Problem to work on:
Please print the lines between the one with "Output the web" and the one with "1150, 1450, 1800, 2430, 3450, 4560, 5350, 5580, 5680, 5500];", both ends included, exactly as written, with no pictures.

::::

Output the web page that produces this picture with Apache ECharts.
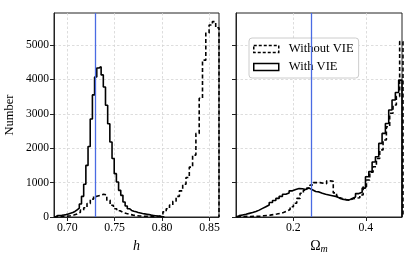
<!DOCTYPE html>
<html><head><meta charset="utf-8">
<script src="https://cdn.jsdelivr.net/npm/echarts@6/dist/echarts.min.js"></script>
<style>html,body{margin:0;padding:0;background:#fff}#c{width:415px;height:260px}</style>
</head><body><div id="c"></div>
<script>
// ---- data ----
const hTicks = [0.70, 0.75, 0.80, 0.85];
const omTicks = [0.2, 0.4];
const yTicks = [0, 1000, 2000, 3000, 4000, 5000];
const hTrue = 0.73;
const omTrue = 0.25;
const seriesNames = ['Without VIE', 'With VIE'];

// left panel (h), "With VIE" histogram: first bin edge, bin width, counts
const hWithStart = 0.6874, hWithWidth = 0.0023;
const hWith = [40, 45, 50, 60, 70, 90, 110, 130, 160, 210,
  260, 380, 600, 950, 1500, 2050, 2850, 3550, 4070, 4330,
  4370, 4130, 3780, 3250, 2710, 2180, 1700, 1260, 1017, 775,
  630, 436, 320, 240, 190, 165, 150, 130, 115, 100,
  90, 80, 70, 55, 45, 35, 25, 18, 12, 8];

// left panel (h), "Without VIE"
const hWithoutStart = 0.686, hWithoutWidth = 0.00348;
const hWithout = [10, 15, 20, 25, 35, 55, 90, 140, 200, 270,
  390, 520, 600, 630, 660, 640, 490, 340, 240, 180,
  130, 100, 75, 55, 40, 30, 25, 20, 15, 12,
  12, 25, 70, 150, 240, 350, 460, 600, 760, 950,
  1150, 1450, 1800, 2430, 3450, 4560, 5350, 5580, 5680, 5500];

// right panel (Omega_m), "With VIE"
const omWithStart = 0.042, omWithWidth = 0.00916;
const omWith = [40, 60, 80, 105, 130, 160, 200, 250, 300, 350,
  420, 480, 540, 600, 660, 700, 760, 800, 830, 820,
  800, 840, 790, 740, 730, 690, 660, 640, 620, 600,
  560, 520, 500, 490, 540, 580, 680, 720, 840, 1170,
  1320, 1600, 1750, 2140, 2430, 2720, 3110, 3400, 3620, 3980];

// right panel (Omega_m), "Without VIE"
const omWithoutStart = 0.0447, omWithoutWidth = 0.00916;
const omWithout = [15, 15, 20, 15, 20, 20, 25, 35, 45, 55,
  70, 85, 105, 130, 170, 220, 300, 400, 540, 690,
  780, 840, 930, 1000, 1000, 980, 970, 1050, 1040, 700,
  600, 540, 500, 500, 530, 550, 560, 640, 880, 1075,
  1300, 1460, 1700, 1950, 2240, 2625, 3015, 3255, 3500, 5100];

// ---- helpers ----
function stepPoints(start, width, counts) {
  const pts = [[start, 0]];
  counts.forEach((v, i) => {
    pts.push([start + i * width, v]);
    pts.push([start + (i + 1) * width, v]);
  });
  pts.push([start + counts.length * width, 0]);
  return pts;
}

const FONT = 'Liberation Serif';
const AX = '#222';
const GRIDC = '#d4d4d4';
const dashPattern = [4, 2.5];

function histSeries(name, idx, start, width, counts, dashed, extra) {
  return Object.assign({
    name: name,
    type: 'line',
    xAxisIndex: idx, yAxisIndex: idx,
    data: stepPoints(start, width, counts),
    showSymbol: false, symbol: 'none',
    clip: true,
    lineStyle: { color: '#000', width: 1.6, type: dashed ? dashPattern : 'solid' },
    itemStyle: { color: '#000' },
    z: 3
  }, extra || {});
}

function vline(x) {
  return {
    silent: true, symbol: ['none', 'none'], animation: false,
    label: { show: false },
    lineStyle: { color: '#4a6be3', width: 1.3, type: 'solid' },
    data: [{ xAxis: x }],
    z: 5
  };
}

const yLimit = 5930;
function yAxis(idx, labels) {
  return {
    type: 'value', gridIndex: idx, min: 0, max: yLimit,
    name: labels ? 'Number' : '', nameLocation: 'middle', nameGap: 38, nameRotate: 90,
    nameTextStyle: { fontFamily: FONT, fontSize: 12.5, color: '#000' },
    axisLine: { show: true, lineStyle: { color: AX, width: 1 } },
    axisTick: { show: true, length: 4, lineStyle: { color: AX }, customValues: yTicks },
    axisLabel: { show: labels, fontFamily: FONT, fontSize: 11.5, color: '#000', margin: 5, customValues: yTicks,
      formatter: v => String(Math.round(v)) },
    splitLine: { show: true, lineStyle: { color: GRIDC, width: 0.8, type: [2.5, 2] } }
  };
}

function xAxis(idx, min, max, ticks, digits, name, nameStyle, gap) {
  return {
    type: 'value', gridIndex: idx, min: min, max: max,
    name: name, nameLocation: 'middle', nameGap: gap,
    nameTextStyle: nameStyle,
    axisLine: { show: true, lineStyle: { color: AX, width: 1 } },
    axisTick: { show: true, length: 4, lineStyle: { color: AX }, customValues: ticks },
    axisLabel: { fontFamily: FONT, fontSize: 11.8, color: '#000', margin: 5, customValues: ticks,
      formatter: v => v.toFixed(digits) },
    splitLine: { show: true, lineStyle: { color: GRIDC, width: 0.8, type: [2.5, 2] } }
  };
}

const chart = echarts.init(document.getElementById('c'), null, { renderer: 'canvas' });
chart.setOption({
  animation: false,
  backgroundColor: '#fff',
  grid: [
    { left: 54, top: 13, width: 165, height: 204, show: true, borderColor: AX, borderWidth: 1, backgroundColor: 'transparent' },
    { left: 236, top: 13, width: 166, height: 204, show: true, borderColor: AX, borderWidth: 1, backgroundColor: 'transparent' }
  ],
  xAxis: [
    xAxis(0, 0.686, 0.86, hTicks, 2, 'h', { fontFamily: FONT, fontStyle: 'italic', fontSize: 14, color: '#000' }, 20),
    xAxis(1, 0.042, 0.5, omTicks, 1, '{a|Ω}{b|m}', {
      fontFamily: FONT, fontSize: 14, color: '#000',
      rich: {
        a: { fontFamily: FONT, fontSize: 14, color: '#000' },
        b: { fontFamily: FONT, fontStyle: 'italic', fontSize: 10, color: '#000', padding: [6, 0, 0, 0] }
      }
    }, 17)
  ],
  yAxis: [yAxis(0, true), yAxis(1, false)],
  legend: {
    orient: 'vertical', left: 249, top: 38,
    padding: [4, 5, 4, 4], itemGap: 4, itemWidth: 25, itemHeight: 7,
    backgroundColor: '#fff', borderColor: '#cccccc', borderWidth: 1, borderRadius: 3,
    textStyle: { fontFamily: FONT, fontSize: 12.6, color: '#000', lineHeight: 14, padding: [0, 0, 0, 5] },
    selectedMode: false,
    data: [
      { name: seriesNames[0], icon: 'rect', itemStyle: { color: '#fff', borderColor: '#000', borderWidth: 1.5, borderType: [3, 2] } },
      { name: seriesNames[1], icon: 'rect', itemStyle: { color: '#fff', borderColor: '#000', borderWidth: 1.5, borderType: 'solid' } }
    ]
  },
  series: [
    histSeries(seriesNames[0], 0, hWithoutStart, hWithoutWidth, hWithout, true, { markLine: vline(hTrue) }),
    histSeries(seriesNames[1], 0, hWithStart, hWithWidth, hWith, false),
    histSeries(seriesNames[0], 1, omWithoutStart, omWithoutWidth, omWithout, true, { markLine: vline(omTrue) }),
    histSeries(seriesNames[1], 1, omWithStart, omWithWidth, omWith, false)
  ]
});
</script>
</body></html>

::::

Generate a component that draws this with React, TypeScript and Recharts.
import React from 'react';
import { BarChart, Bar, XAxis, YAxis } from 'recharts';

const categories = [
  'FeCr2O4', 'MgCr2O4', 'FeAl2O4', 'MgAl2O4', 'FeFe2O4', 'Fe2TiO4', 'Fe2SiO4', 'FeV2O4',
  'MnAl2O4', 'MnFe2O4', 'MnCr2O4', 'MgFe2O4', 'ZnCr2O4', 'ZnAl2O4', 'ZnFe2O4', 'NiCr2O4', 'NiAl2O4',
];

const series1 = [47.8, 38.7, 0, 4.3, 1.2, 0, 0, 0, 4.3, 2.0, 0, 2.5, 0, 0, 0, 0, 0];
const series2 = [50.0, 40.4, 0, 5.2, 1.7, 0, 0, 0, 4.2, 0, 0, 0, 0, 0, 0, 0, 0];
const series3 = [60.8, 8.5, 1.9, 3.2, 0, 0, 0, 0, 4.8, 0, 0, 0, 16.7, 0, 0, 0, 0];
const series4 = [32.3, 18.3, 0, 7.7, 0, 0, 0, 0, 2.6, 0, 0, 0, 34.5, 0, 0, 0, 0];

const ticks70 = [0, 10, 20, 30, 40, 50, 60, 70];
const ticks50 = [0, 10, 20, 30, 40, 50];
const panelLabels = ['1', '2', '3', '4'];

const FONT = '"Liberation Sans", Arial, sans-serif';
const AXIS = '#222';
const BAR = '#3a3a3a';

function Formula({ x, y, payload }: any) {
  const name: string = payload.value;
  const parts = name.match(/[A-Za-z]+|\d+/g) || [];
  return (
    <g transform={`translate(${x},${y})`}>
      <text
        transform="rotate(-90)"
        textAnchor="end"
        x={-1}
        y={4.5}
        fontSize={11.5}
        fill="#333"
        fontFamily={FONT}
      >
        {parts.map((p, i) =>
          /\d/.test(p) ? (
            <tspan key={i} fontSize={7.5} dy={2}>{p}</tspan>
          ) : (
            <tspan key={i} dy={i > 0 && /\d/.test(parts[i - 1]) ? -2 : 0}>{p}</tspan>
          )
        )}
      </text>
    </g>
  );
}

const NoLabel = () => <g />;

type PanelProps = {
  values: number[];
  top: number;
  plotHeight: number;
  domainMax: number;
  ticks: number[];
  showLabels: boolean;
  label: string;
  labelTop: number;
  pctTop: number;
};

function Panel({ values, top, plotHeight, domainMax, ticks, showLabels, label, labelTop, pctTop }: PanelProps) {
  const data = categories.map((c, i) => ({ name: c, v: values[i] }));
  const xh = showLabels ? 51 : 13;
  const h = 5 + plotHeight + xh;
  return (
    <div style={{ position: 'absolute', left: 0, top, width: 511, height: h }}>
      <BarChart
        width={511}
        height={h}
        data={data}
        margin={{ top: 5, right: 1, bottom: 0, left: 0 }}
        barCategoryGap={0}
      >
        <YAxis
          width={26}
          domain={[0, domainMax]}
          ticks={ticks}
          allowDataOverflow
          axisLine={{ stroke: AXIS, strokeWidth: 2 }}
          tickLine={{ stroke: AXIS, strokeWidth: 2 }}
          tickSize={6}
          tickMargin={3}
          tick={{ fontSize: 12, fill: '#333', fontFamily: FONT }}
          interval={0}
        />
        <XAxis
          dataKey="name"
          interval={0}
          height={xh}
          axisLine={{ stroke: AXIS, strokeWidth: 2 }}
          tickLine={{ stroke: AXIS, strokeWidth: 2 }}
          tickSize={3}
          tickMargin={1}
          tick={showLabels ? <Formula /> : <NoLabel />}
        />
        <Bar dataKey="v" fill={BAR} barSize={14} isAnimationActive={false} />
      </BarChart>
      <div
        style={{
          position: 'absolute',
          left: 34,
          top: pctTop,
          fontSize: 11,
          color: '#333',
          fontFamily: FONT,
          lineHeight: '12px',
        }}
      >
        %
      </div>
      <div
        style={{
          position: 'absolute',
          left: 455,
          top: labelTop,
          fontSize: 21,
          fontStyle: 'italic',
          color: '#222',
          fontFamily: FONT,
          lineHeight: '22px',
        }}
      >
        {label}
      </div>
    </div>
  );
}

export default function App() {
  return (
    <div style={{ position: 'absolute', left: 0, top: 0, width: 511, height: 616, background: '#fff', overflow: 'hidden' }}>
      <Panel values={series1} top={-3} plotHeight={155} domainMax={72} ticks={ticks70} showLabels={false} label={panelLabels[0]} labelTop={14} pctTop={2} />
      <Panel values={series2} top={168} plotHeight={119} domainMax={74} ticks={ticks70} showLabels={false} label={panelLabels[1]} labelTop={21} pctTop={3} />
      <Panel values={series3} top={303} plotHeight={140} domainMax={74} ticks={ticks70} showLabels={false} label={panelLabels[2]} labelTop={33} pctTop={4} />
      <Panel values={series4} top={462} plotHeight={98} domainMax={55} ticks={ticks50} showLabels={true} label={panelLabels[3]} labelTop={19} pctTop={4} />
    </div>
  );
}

::::

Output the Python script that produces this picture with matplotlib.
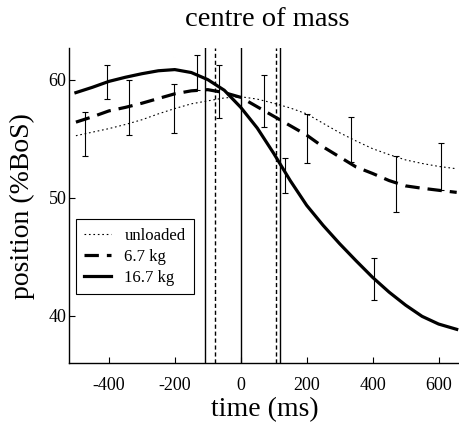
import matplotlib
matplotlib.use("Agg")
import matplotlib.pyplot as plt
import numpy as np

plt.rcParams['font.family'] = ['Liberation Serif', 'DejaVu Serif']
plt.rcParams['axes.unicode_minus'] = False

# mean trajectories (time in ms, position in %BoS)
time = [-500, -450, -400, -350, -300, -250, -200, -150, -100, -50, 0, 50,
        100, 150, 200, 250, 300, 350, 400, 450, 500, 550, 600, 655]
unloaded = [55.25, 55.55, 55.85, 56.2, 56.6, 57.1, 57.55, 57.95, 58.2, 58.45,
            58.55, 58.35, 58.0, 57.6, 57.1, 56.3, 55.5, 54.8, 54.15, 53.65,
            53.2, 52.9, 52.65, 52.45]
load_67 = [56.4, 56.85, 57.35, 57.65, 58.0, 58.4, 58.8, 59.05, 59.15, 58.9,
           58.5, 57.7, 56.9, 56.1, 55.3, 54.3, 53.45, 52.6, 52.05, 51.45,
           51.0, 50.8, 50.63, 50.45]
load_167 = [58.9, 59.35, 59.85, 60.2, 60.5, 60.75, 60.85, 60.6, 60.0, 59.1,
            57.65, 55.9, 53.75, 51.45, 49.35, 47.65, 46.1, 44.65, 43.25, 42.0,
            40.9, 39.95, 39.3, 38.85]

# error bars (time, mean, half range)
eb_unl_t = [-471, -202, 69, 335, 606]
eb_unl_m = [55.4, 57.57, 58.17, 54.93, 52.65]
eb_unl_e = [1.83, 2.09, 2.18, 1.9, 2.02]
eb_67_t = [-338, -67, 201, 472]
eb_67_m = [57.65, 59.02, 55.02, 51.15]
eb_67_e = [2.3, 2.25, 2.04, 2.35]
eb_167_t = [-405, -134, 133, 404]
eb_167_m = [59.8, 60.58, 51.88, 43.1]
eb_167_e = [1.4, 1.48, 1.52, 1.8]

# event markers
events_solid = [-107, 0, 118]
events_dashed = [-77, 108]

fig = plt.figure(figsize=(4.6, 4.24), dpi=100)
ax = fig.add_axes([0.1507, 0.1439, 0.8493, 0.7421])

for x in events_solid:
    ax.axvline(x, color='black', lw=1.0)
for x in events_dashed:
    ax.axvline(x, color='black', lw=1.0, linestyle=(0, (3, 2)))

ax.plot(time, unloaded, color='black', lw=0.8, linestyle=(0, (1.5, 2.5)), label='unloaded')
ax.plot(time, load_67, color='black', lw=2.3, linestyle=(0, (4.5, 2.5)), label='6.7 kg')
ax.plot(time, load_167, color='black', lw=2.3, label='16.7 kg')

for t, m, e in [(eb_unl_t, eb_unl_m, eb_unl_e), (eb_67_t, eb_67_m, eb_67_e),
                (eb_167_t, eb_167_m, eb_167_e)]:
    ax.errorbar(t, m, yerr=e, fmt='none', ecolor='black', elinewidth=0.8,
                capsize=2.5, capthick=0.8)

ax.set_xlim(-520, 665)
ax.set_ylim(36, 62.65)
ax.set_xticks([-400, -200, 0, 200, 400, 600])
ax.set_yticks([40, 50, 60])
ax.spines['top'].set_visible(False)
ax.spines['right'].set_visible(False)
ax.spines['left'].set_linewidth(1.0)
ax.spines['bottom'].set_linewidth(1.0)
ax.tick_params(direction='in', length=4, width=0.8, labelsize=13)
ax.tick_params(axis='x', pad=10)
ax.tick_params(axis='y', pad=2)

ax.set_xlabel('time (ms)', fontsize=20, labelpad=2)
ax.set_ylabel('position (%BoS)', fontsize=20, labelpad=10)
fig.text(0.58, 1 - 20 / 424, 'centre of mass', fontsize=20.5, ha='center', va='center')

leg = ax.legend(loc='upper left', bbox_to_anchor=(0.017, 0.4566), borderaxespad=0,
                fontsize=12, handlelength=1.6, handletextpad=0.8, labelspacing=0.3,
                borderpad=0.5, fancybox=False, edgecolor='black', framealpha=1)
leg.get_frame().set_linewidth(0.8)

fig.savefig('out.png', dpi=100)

::::

Worked answer:
Output the web page that produces this picture with Apache ECharts.
<!DOCTYPE html>
<html><head><meta charset="utf-8">
<script src="https://cdn.jsdelivr.net/npm/echarts@6/dist/echarts.min.js"></script>
<style>html,body{margin:0;padding:0;background:#fff}#c{width:415px;height:260px}</style>
</head><body><div id="c"></div>
<script>
// ---- data ----
const hTicks = [0.70, 0.75, 0.80, 0.85];
const omTicks = [0.2, 0.4];
const yTicks = [0, 1000, 2000, 3000, 4000, 5000];
const hTrue = 0.73;
const omTrue = 0.25;
const seriesNames = ['Without VIE', 'With VIE'];

// left panel (h), "With VIE" histogram: first bin edge, bin width, counts
const hWithStart = 0.6874, hWithWidth = 0.0023;
const hWith = [40, 45, 50, 60, 70, 90, 110, 130, 160, 210,
  260, 380, 600, 950, 1500, 2050, 2850, 3550, 4070, 4330,
  4370, 4130, 3780, 3250, 2710, 2180, 1700, 1260, 1017, 775,
  630, 436, 320, 240, 190, 165, 150, 130, 115, 100,
  90, 80, 70, 55, 45, 35, 25, 18, 12, 8];

// left panel (h), "Without VIE"
const hWithoutStart = 0.686, hWithoutWidth = 0.00348;
const hWithout = [10, 15, 20, 25, 35, 55, 90, 140, 200, 270,
  390, 520, 600, 630, 660, 640, 490, 340, 240, 180,
  130, 100, 75, 55, 40, 30, 25, 20, 15, 12,
  12, 25, 70, 150, 240, 350, 460, 600, 760, 950,
  1150, 1450, 1800, 2430, 3450, 4560, 5350, 5580, 5680, 5500];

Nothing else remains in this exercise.